9. 2. L’équipement terminologique : une lutte contre l’hermétisme

Cependant, l’épistémè cratylique et kabbalistique va peu à peu jouer en faveur des langues vulgaires, et point alors l’idée que la conceptualisation est moins aisée dans une langue étrangère que dans sa langue maternelle. En 1542, Sperone Speroni avance que les Anciens moulaient directement l’idée sur la langue, ce que ne pourront jamais faire les humanistes, bien qu’ils soient, pour certains, d’excellents latinistes292. Il montre ainsi que le mépris dont souffrent les langues vulgaires, mépris souvent motivé par leur facilité d’apprentissage, constitue un contresens. En effet, celle-ci est un signe de leur transparence, et donc une voie pour approcher au plus près le cratylisme prébabelique293.

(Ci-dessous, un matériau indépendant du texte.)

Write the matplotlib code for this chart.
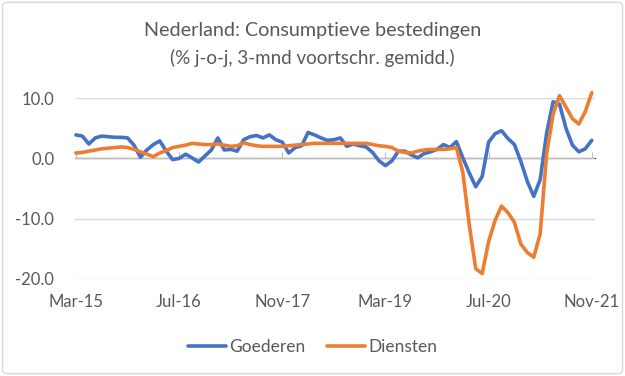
import numpy as np
import matplotlib.pyplot as plt
from matplotlib.patches import FancyBboxPatch

# maanden Mar-15 .. Nov-21
tick_labels = ["Mar-15", "Jul-16", "Nov-17", "Mar-19", "Jul-20", "Nov-21"]

goederen = [3.9, 3.7, 2.4, 3.4, 3.7, 3.6, 3.5, 3.5, 3.4, 2.2,
            0.2, 1.4, 2.3, 2.9, 1.2, -0.2, 0.0, 0.7, 0.1, -0.6,
            0.4, 1.4, 3.4, 1.4, 1.5, 1.2, 3.1, 3.6, 3.8, 3.4,
            3.9, 3.1, 2.7, 0.9, 1.8, 2.1, 4.3, 3.9, 3.4, 3.0,
            3.1, 3.4, 2.0, 2.4, 2.1, 1.9, 1.0, -0.4, -1.2, -0.4,
            1.2, 1.2, 0.6, 0.1, 0.8, 1.1, 1.5, 2.3, 1.8, 2.8,
            0.1, -2.4, -4.7, -3.0, 2.7, 4.1, 4.6, 3.3, 2.3, -0.5,
            -3.8, -6.3, -3.5, 4.2, 9.4, 9.0, 5.0, 2.2, 1.1, 1.6,
            3.0]

diensten = [0.9, 1.0, 1.2, 1.4, 1.6, 1.7, 1.8, 1.9, 1.8, 1.5,
            1.1, 0.7, 0.3, 0.9, 1.3, 1.8, 2.0, 2.2, 2.5, 2.4,
            2.3, 2.3, 2.4, 2.2, 2.0, 2.1, 2.6, 2.3, 2.1, 2.0,
            2.0, 2.0, 2.0, 2.1, 2.2, 2.3, 2.4, 2.5, 2.5, 2.5,
            2.5, 2.5, 2.5, 2.5, 2.5, 2.5, 2.3, 2.1, 2.0, 1.8,
            1.2, 1.0, 0.9, 1.2, 1.4, 1.5, 1.5, 1.5, 1.6, 1.8,
            -2.3, -11.0, -18.3, -19.1, -13.8, -10.3, -7.9, -9.0, -10.6, -14.2,
            -15.6, -16.4, -12.5, 0.8, 7.3, 10.4, 8.5, 6.6, 5.7, 7.8,
            10.9]

x = np.arange(len(goederen))
tick_pos = np.arange(0, len(goederen), 16)

plt.rcParams['font.family'] = ['Lato', 'DejaVu Sans']
grey = '#595959'

fig = plt.figure(figsize=(6.25, 3.76), dpi=100)
fig.patches.append(FancyBboxPatch((0.004, 0.006), 0.992, 0.988,
                                  boxstyle='round,pad=0,rounding_size=0.01',
                                  transform=fig.transFigure, fc='white',
                                  ec='#d9d9d9', lw=1, zorder=-10))

ax = fig.add_axes([0.12, 0.258, 0.832, 0.481])
ax.patch.set_alpha(0)
ax.plot(x, goederen, color='#4472C4', lw=2.6, label='Goederen', zorder=3,
        clip_on=False, solid_joinstyle='round', solid_capstyle='round')
ax.plot(x, diensten, color='#ED7D31', lw=2.6, label='Diensten', zorder=3,
        clip_on=False, solid_joinstyle='round', solid_capstyle='round')

ax.set_ylim(-20, 10)
ax.set_xlim(-0.15, 80.5)
ax.set_yticks([-20, -10, 0, 10])
ax.set_yticklabels(['-20.0', '-10.0', '0.0', '10.0'])
ax.set_xticks(tick_pos)
ax.set_xticklabels(tick_labels)
ax.tick_params(axis='y', length=0, pad=15, labelsize=12, labelcolor=grey)
ax.tick_params(axis='x', length=0, pad=11, labelsize=12, labelcolor=grey)
ax.grid(axis='y', color='#d9d9d9', lw=1)
ax.axhline(0, color='#bfbfbf', lw=1, zorder=2)
for s in ax.spines.values():
    s.set_visible(False)

# tickjes op de nul-as
sec = ax.secondary_xaxis(20 / 30)
sec.set_xticks(tick_pos)
sec.set_xticklabels([])
sec.tick_params(direction='out', length=4, color='#bfbfbf')
sec.spines['bottom'].set_visible(False)

fig.text(0.5, 0.918, 'Nederland: Consumptieve bestedingen', ha='center',
         va='center', fontsize=14.2, color=grey)
fig.text(0.5, 0.845, '(% j-o-j, 3-mnd voortschr. gemidd.)', ha='center',
         va='center', fontsize=13.5, color=grey)

leg = fig.legend(loc='center', bbox_to_anchor=(0.5, 0.077), ncol=2,
                 frameon=False, fontsize=12.5, handlelength=2.2,
                 handletextpad=0.2, columnspacing=1.2)
for t in leg.get_texts():
    t.set_color(grey)

fig.savefig('out.png', dpi=100)
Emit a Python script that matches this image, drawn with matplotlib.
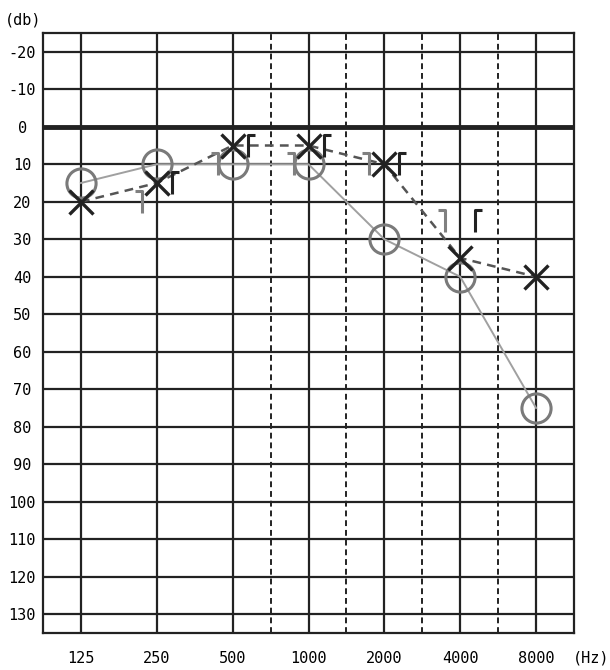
import numpy as np
import matplotlib
matplotlib.use('Agg')
import matplotlib.pyplot as plt
from matplotlib.path import Path

# Audiogram data
freq_labels = ['125', '250', '500', '1000', '2000', '4000', '8000']
right_air = [15, 10, 10, 10, 30, 40, 75]      # gray circles
left_air = [20, 15, 5, 5, 10, 35, 40]         # black crosses
bone_freqs = ['250', '500', '1000', '2000', '4000']
right_bone = [20, 10, 10, 10, 25]             # gray brackets
left_bone = [15, 5, 5, 10, 25]                # black brackets
db_ticks = list(range(-20, 140, 10))

plt.rcParams['font.family'] = ['DejaVu Sans Mono', 'DejaVu Sans']

fig = plt.figure(figsize=(6.1, 6.7), dpi=100)
ax = fig.add_axes([43 / 610, 1 - 633 / 670, 531 / 610, 600 / 670])

x = np.arange(len(freq_labels))
xb = [freq_labels.index(f) for f in bone_freqs]

# grid
for xi in x:
    ax.axvline(xi, color='#222222', lw=1.6, zorder=1)
for xi in x[2:-1] + 0.5:
    ax.axvline(xi, color='#222222', lw=1.4, ls=(0, (3, 2)), zorder=1)
for d in db_ticks:
    ax.axhline(d, color='#222222', lw=1.6 if d != 0 else 3.5, zorder=1)

# right ear (gray)
ax.plot(x, right_air, color='#a0a0a0', lw=1.4, zorder=3)
ax.plot(x, right_air, ls='none', marker='o', ms=21, mfc='none',
        mec='#7a7a7a', mew=2.2, zorder=4)

# left ear (black)
ax.plot(x, left_air, color='#555555', lw=1.8, ls=(0, (3.5, 2.5)), zorder=3)
ax.plot(x, left_air, ls='none', marker='x', ms=17, mec='#222222',
        mew=2.4, zorder=5)

# bone conduction brackets (offset beside the point)
left_br = Path([(15, -11), (15, 11), (22, 11)],
               [Path.MOVETO, Path.LINETO, Path.LINETO])
right_br = Path([(-15, -11), (-15, 11), (-22, 11)],
                [Path.MOVETO, Path.LINETO, Path.LINETO])
ax.plot(xb, right_bone, ls='none', marker=right_br, ms=31.7, mfc='none',
        mec='#808080', mew=2.2, zorder=4)
ax.plot(xb, left_bone, ls='none', marker=left_br, ms=31.7, mfc='none',
        mec='#222222', mew=2.2, zorder=5)

ax.set_xlim(-0.5, len(freq_labels) - 0.5)
ax.set_ylim(135, -25)
ax.set_xticks(x)
ax.set_xticklabels(freq_labels, fontsize=11)
ax.set_yticks(db_ticks)
ax.set_yticklabels([str(d) for d in db_ticks], fontsize=11, ha='center')
ax.tick_params(axis='y', length=0, pad=15)
ax.tick_params(axis='x', length=0, pad=13)
for s in ax.spines.values():
    s.set_linewidth(1.6)
    s.set_color('#222222')

fig.text(5 / 610, 1 - 20 / 670, '(db)', fontsize=11, va='center', ha='left')
fig.text(591 / 610, 1 - 658 / 670, '(Hz)', fontsize=11, va='center', ha='center')

fig.savefig('out.png', dpi=100)
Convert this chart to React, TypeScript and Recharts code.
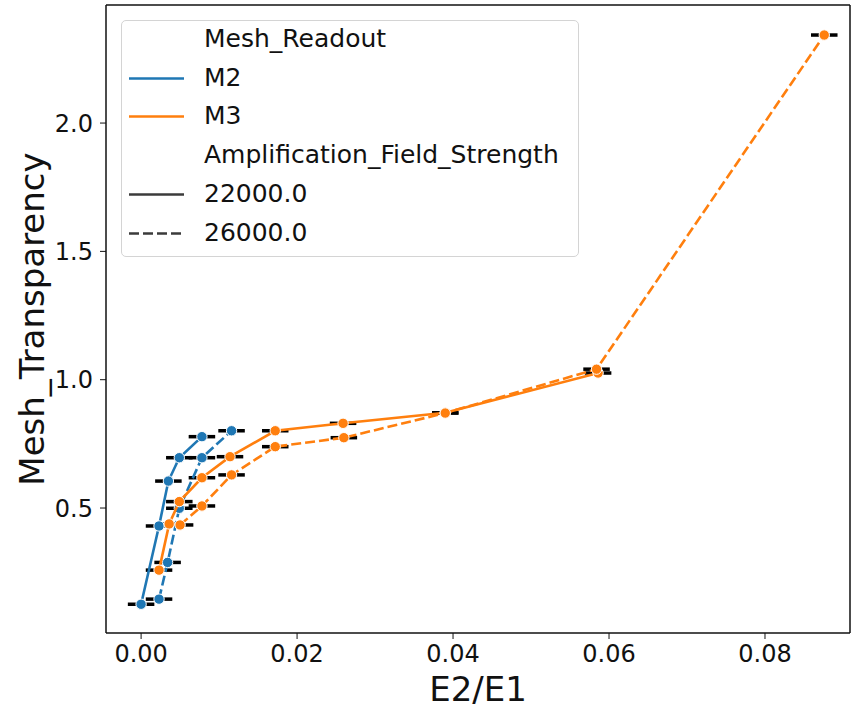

Cet argument est repris par Pontus de Tyard, pour qui :

‘le naturel estre toujours en l’homme meilleur que l’artifice : et que chacun exprime en sa langue naturelle plus naïfvement les imaginations de son esprit qu’en un langage aprins (Tyard, dédicace du Second curieux au Roi ; cité par Pantin, 1996 : 52).’

Peletier du Mans, qui s’intéresse aux relations entre langage et intelligence, refuse toute médiation susceptible de faire écran à l’intellection :

‘Car il et certein qu’une langue acquisitive n’antre james si avant an l’antandemant comme la native (Art poétique, 1555 ; cité par Pantin, 1996 : 53)294.’
Notes
292.

On retrouve ici l’argument du lait de la nourrice invoqué par Du Bellay et Dante. Inspirée des travaux de Platon, l’idée qu’il vaut mieux utiliser un langage naturel plutôt qu’une langue artificielle fait peu à peu son chemin. Le projet de vulgaire illustre de Dante est issu de cette pensée : après la division babelienne, les langues ont été reconstruites artificiellement, et même le latin, création idéale, s’est diversifié, devenant peu à peu une langue artificielle qui doit être apprise par l’intermédiaire de la grammaire. En revanche, l’italien s’apprend naturellement. Il suffirait de diminuer la mutabilité intrinsèque de la langue italienne pour obtenir ce vulgaire illustre, langue « parfaite ». Plus tard, Montaigne avance dans ses Essais :

Quant au parler, il est certain que, s’il n’est pas naturel, il n’est pas nécessaire (Montaigne, Essais, I, XII ; 190).

293.

La Renaissance s’achève avec l’éloge de la facilité que fait la Pléiade. Ces arguments, au départ en faveur d’une littérature en langue nationale, sont peu à peu utilisés au bénéfice d’une science rédigée en langue vernaculaire.

294.

Sa proposition de réforme de la graphie française, qui relève de l’écriture phonétique (Dialogue de l’ortografe prononciation françoise, 1550) va dans ce sens.